I’ve admired that rhythm ever since.  Maria and Agosto attending to the important things, and not just growing fruit and vegetables, but making bread in the wood oven, cutting firewood, picking and bottling olives, harvesting the grapes to make wine.  This was their life, centred around their home and its land.  Maybe, after a period of tuning in, we’ll become like them, connecting to what our land tells us and gradually understanding what we need to do in order to provide for ourselves.

This feeling is really strong.  It’s like that theory, the one about us having forgotten how and why we came to be here.  Apparently it’s all there in our DNA or somewhere but we have buried it, and in the process become disconnected from our real purpose our connection to the natural world.  Now being here and having had the Agosto and Maria experience perhaps we’re on our way back at long last to rediscovering it.  Maybe it’s what I was talking about before, not just a magnetic link but finding the key.  Anyway, the right time, right place, rhythm, something seems to be working and making sense.

– The stay at homes

Living where we do is an experience.  Maybe because we come from London where to look at the sky from inside our house we had to get near a window and crane our necks upwards to get a glimpse.  I’ve been thinking about the sky a lot recently, especially in relation to all the moving we’ve done over the years.  Maybe it was to do with getting ourselves a bit more of that sky, a few inches more with every move.

Now we virtually live up in it.

Like the sea, sky is one of nature’s biggest elements, and in our restless search for more of it maybe we were trying also to find a place where we belonged.  Somewhere we could exhale and just be ourselves, the people we were meant to be.

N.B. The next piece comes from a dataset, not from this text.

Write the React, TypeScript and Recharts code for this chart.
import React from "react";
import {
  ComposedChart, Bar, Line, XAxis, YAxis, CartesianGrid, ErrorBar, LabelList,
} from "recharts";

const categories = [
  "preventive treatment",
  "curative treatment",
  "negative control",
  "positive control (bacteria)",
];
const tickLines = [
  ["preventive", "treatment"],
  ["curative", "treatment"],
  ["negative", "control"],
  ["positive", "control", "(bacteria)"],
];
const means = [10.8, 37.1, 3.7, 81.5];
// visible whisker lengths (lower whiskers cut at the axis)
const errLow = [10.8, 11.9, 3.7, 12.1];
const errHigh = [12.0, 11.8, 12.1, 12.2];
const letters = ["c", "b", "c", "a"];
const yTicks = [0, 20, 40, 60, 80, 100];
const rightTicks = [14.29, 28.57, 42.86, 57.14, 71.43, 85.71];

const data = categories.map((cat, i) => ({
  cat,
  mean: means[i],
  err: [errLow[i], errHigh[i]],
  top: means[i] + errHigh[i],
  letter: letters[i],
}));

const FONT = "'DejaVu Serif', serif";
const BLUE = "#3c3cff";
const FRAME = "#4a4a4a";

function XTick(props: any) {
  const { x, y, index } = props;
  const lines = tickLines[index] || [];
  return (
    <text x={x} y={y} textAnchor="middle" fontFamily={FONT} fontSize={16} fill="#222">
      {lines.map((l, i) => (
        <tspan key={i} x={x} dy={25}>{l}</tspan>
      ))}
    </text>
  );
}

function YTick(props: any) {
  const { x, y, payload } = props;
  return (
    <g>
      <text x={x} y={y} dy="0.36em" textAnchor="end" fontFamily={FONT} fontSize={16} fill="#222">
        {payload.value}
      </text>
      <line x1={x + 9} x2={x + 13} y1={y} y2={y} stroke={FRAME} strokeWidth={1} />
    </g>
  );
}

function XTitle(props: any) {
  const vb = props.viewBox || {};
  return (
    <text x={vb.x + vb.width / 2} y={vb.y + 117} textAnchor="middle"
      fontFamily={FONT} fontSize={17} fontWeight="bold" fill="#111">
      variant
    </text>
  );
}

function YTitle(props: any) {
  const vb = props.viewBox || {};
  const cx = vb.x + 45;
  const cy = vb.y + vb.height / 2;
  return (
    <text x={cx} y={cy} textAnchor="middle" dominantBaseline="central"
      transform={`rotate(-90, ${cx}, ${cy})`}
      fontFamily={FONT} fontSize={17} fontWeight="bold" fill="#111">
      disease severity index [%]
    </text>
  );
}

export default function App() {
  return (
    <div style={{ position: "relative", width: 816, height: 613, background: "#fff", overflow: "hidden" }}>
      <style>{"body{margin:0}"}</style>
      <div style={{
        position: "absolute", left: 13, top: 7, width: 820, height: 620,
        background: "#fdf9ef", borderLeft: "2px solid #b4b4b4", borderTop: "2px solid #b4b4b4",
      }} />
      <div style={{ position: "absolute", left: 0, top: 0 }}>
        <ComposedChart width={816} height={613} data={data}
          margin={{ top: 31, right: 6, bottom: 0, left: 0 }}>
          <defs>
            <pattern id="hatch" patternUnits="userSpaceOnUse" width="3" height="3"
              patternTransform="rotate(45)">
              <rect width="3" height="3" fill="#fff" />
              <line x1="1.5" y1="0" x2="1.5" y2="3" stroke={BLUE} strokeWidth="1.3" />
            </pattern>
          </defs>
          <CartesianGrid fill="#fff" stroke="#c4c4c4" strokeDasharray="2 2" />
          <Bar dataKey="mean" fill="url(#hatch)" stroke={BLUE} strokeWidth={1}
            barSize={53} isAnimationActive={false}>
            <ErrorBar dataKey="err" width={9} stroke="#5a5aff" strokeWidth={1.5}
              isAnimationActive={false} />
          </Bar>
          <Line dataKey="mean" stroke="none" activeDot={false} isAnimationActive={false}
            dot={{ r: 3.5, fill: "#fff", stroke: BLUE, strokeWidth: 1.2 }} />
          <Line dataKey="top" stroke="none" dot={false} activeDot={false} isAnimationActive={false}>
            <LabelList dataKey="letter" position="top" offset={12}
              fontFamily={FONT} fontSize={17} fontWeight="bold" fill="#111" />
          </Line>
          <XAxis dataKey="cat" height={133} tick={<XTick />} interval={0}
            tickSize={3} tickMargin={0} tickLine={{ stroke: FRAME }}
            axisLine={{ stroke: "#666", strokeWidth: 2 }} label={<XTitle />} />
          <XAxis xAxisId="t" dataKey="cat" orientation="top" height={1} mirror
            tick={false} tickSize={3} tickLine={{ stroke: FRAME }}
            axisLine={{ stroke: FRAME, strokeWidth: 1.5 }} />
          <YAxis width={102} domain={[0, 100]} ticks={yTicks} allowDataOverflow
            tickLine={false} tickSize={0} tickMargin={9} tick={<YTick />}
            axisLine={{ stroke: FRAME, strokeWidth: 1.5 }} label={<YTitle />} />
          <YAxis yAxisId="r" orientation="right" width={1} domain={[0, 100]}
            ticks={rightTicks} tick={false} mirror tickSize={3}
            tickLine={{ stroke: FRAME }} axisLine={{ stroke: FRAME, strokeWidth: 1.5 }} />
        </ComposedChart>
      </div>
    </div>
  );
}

That sounds like a reasonable theory but I’ve always wondered about the spiritual side, you know the one about learning to just be, finding the answer with great sunsets and deserted beaches.  The thing is I’ve never been able to join other people’s clubs.  However, at the moment, I do feel as though I am heading towards my own answer.

It’s as if I’m slipping under a spell, becoming mesmerized just by living here, and weirdly, for the first time, resenting having to go out, away from it.  Shopping, something that only happens twice a week, now feels as odious as an entire morning spent in a busy shopping centre.  But what’s a couple of hours?  I can’t really say why I feel like this, but here in our hut on the hillside, able to get on with making things, work away on the garden, seems to connect us to something a lot bigger.

Being surrounded by so much nature is hypnotic.  It’s a place where you can feel utter stillness and silence.  Where every minute, day or night, the changes in light affect how we see things, the wind constantly changes direction and mood, where sometimes even with no apparent breeze the pines are bending at their tops.  Where rain is a mystical experience, and clouds float by below us.  It all sounds so delightful, who wouldn’t want to spend their days here?  But my need is more, a fierce strong thing with an amazing pull from somewhere I can’t even imagine, and it’s as if I really must be here.  Like some magnetic force inside me has brought me to this place, and finally we have locked together as we were meant to.  An odd feeling yes, but for all that, a good one.

When we set out on our journey to find this place I worried about what would happen when we let go of so many of our ties, all those things which gave us a sense of who we were.  Would we still be the same without all those points of reference?  Well, we all carry our past with us, so in part we are still the same.  But as we are now finally settling into our real home it’s becoming clear that we’re going to be much more too.  Bizarrely, living here surrounded by so many trees, rocks, and infinite sky, it has provided us with the connection, to something which is making us feel more and more creative.  As well as more fulfilled.  By tuning into this place, making our garden, solving all the problems that come up, and learning a mass of new things every day, we are being filled with new potential.  Maybe then the staying home thing is as much about the compulsion to create as with communing with nature, but whatever it is it definitely feels like a good thing.